Unfortunately, despite the clear all around desire to automate and integrate, the data-wrangling processes are heavily dependent on human experts at the moment.  Which means efforts at process integration in pursuit of lower costs cause human title boundaries to blur.

Will these pains go away? Only if sufficient automation is achieved. But here, despite all the analogies to natural resources ("data is the new oil"), there are serious issues. It is not yet clear that extreme automation and process integration can be achieved around big data in all domains of economic interest.

Cultural Mission

Big Data is unique among recent IT trends in that it is a market and opportunity created by an open source movement. The entire industry exists because of Hadoop, an infrastructure component inspired by Google technology. So there has been a sense of unity around a shared non-commercial mission from Day 1. The consensual label "data scientist" is partly a consequence of a sense that the data scene is a social fraternity rather than a business sector.

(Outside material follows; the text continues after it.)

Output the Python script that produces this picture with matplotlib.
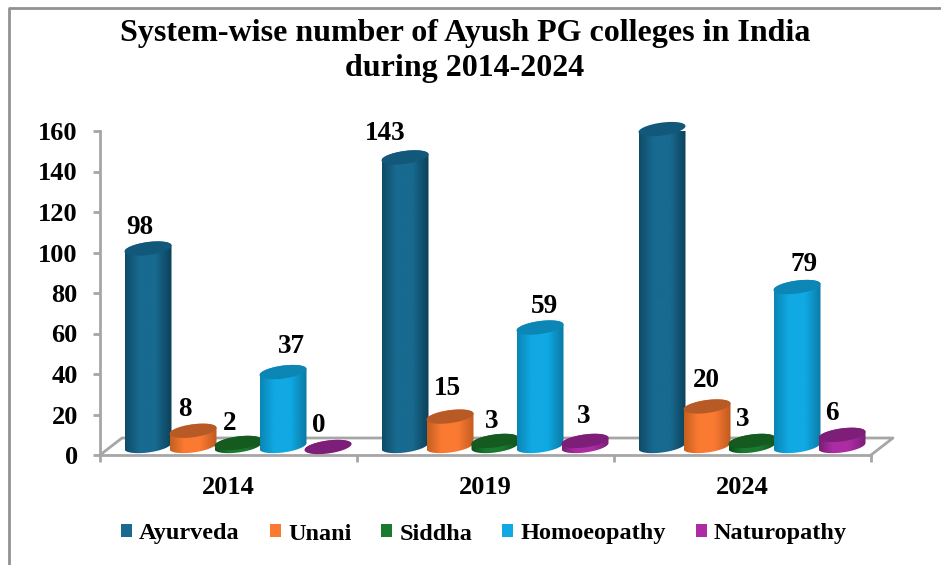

There is also a pragmatic consensus that the biggest gains will be found by mixing up large datasets owned by different parties (think "mashups for titans"). This is an element of the scene that is rather like the effort to standardize railroad gauges in the 19th century, or containerization in the twentieth century. It reinforces the cultural mission by making standardization and data interoperability a matter of shared interest.

As a simple example, consider zip codes. As one speaker remarked, zip codes are simple, clean data that most of us choose to share fairly liberally. Yet we have to keep re-entering them on forms. There has to be a ton of value (and money to be made) in eliminating all that unnecessary typing.

Both these forces -- core non-commercial mission and pragmatism --  have made the data scene a business sector with a social mission at its heart.  "Data scientist" is almost a community self-identifier, like "brother" or "sister." Pretty soon, I am sure somebody will make a speech that starts, "brothers and sisters of the petabyte..."

Even a Microsoft speaker made soothing noises about "community." That tells you a lot.

The Analyst Trade

Normally, titles and labels stabilize when analyst firms like Gartner and Forrester drive towards a language of consensus. They are able to do that because they are generally disinterested third parties who make money by adding some clarity to muddy discourses.

But this time it is different. The thing about the world of data is that the analyst trade is among those most impacted. The business of analysts after all, is to compile data, crunch it and turn it into slideware. Now uppity data startups are threatening the analyst game (the trade show floor has several technology companies showing off clever visualizations on large monitors; if the analyst trade isn't worried, it should be).

Which means things are going to remain murky for a while.

You Too Can Become a Data Scientist

So the bottomline is that there is big money looming. Fortunes will be made and lost. Which means you too should attempt to become a data scientist.

The skills have become increasingly easy to acquire, and are getting easier by the week. But at the same time, cultural barriers to people self-classifying into the data scene are being erected.

Redefine yourself while you can. Let me know if you need any pickaxes.